Afghanistan voter helpline answering 35,000 queries per weekAug 13, 2009
Photo:Amandine Roche/UNDP Elect
With polling day just a week away, a non-stop humming sound emanates from the voter helpline call centre that operates in Kabul. All operators are as busy as ever, answering questions ranging from “Do women have the right to vote?” to “What is the election date?”, “How will our votes be counted?” and “When will the results be announced?” In the past two months, the number of calls rose from 25,000 to nearly 35,000 per week.
The supervisor of the helpline told us that most of the callers are young and the standard question they ask is “I am 18 years old – can I vote?” Only 10 per cent of the callers are women, and one operator believes this is because “women don’t own mobile phones”.

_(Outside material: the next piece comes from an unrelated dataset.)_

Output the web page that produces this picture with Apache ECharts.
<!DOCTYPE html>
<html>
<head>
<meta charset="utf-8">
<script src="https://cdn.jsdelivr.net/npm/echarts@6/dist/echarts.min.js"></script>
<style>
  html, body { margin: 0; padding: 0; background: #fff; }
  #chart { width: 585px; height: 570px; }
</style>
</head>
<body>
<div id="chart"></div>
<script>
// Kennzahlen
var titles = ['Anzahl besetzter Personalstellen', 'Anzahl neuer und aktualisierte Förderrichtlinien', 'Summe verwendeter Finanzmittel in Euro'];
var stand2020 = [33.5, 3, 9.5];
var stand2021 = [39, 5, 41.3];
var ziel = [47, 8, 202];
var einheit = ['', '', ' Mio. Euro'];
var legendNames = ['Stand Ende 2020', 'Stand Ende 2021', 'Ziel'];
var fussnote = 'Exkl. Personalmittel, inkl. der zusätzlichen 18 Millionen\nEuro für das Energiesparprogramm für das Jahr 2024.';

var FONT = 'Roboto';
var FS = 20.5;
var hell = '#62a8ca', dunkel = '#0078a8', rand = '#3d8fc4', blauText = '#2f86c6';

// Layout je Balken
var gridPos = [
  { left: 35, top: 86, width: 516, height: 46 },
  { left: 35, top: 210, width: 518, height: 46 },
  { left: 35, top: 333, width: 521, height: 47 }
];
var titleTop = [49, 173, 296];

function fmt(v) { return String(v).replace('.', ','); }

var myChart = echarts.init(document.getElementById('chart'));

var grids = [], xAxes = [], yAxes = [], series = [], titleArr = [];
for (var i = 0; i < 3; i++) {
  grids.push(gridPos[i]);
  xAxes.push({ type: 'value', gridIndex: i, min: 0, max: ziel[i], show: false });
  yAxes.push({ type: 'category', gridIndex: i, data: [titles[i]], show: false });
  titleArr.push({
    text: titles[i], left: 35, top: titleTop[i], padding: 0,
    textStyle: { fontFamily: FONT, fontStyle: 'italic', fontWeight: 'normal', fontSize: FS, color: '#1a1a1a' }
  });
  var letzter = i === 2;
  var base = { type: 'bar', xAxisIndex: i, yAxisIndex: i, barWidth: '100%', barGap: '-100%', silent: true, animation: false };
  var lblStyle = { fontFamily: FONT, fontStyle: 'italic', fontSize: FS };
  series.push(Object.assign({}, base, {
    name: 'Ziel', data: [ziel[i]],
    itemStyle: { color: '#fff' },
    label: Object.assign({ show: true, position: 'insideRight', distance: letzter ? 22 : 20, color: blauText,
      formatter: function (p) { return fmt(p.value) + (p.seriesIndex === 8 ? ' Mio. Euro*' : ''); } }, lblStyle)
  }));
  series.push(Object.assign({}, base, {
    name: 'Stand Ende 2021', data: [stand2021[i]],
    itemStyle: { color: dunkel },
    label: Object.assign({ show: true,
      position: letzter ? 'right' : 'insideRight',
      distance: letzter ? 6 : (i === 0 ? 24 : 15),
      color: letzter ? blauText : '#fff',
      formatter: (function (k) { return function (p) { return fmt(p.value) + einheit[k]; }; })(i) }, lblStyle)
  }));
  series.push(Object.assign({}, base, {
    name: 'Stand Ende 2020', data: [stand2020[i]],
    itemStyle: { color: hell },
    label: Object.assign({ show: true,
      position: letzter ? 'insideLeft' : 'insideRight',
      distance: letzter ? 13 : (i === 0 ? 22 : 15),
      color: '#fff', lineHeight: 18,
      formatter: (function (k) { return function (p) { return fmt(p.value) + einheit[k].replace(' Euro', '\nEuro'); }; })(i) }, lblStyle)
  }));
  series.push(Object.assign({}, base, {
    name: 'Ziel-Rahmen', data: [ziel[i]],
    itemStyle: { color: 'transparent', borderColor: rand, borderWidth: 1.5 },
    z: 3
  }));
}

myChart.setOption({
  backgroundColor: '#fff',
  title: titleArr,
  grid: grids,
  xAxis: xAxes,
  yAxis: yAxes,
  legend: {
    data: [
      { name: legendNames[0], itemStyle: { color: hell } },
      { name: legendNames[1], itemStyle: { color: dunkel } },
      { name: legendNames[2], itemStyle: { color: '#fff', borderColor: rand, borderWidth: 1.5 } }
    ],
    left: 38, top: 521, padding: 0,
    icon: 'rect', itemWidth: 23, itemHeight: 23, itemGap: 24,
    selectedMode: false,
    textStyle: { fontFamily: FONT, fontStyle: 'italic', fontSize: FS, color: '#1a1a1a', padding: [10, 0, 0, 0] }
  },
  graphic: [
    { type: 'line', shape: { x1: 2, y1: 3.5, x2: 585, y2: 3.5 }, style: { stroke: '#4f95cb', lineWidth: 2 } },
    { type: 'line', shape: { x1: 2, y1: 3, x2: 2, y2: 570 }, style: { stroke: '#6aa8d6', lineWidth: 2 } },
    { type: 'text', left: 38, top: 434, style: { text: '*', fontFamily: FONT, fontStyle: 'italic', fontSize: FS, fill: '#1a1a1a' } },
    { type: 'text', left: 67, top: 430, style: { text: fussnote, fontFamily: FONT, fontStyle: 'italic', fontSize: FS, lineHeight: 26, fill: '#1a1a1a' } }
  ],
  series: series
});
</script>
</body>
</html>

The helpline number, 190 is perhaps the best known phone number in Afghanistan and although an average of 35,000 calls are answered each week, the total number of received calls is far higher. Even by doubling the number of staff, 35 per cent of calls still go unanswered.
But the overwhelming demand is a good sign, according to the call centre operators. They believe that there is an overall enthusiasm about the election, which is reflected in the huge number of calls received. The operators say there are many who believe in the importance of voting. We were told that a majority of the calls were from the areas of most conflict, like Kandahar, Helmand and others.

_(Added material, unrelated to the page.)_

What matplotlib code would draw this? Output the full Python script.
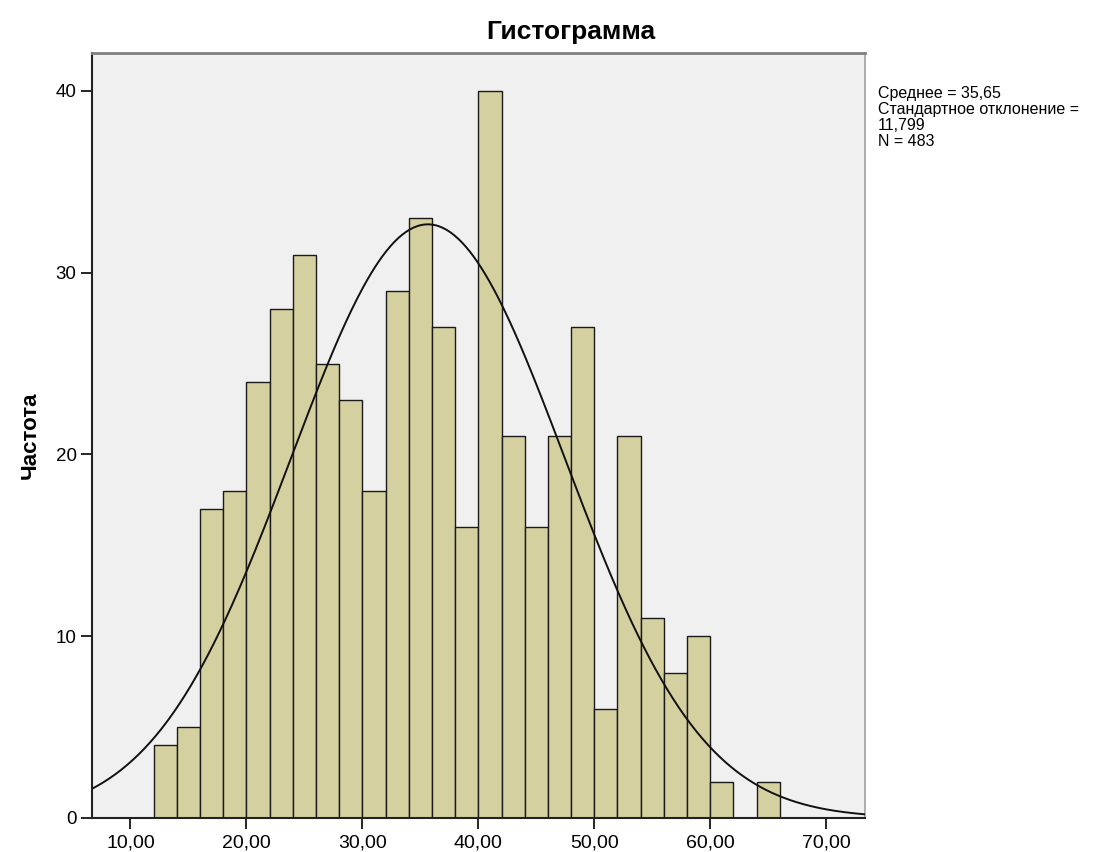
import matplotlib.pyplot as plt
import numpy as np

plt.rcParams['font.family'] = ['Liberation Sans', 'DejaVu Sans']

# histogram bins (width 2, from 12 to 66) and counts
bin_edges = np.arange(12, 68, 2)
counts = [4, 5, 17, 18, 24, 28, 31, 25, 23, 18, 29, 33, 27, 16,
          40, 21, 16, 21, 27, 6, 21, 11, 8, 10, 2, 0, 2]

mean = 35.65
std = 11.799
n = 483
bin_width = 2

xticks = [10, 20, 30, 40, 50, 60, 70]
xlabels = ['10,00', '20,00', '30,00', '40,00', '50,00', '60,00', '70,00']
yticks = [0, 10, 20, 30, 40]

fig = plt.figure(figsize=(10.95, 8.52), dpi=100)
ax = fig.add_axes([0.084, 0.040, 0.706, 0.898])
ax.set_facecolor('#f0f0f0')

ax.bar(bin_edges[:-1], counts, width=bin_width, align='edge',
       color='#d4d0a0', edgecolor='#1a1a1a', linewidth=1.0, zorder=2)

# fitted normal curve scaled to counts
xlim = (6.68, 73.35)
xs = np.linspace(xlim[0], xlim[1], 400)
ys = n * bin_width / (std * np.sqrt(2 * np.pi)) * np.exp(-0.5 * ((xs - mean) / std) ** 2)
ax.plot(xs, ys, color='#111111', linewidth=1.4, zorder=3)

ax.set_xlim(*xlim)
ax.set_ylim(0, 42.1)
ax.set_xticks(xticks)
ax.set_xticklabels(xlabels)
ax.set_yticks(yticks)
ax.tick_params(direction='out', length=8, width=1.2, labelsize=14, pad=4)
ax.tick_params(axis='y', labelsize=13.5, pad=3)

for side in ('left', 'bottom'):
    ax.spines[side].set_color('#222222')
    ax.spines[side].set_linewidth(1.5)
ax.spines['top'].set_color('#808080')
ax.spines['top'].set_linewidth(2)
ax.spines['right'].set_color('#a0a0a0')
ax.spines['right'].set_linewidth(1.2)

fig.text(571 / 1095, 1 - 39 / 852, 'Гистограмма', fontsize=19,
         fontweight='bold', ha='center', va='baseline')
ax.set_ylabel('Частота', fontsize=16, fontweight='bold', labelpad=11)

fig.text(0.802, 1 - 86 / 852,
         'Среднее = 35,65\nСтандартное отклонение =\n11,799\nN = 483',
         fontsize=11.5, va='top', ha='left', linespacing=1.08)

fig.savefig('out.png', dpi=100, facecolor='white')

Despite fearing for their safety, call centre staff members are driven by their interest in election procedures and knowing more about the candidates, while understanding the dangers in place. For example, due to security reasons, we have been asked not to disclose names of the operators.
The call center staff members say they also want to make their vote count, showing determination and enthusiasm.
“It is our right to vote. We should choose a good president, for our future we should vote”, says an operator. “There should be a real election in Afghanistan to choose a leader for peace, a good life and a secure future for us and our children,” he added.
The efficiently-run call centre is fitted with hi-tech equipment and sophisticated software which gives online data about calls handled and callers waiting. Operators have a list of questions from the Independent Election Commission (IEC) – the Afghan institution that is organizing the elections – with standard answers. But each week the call centre puts together new questions from callers that the IEC had not thought of for their guidance in preparing the responses.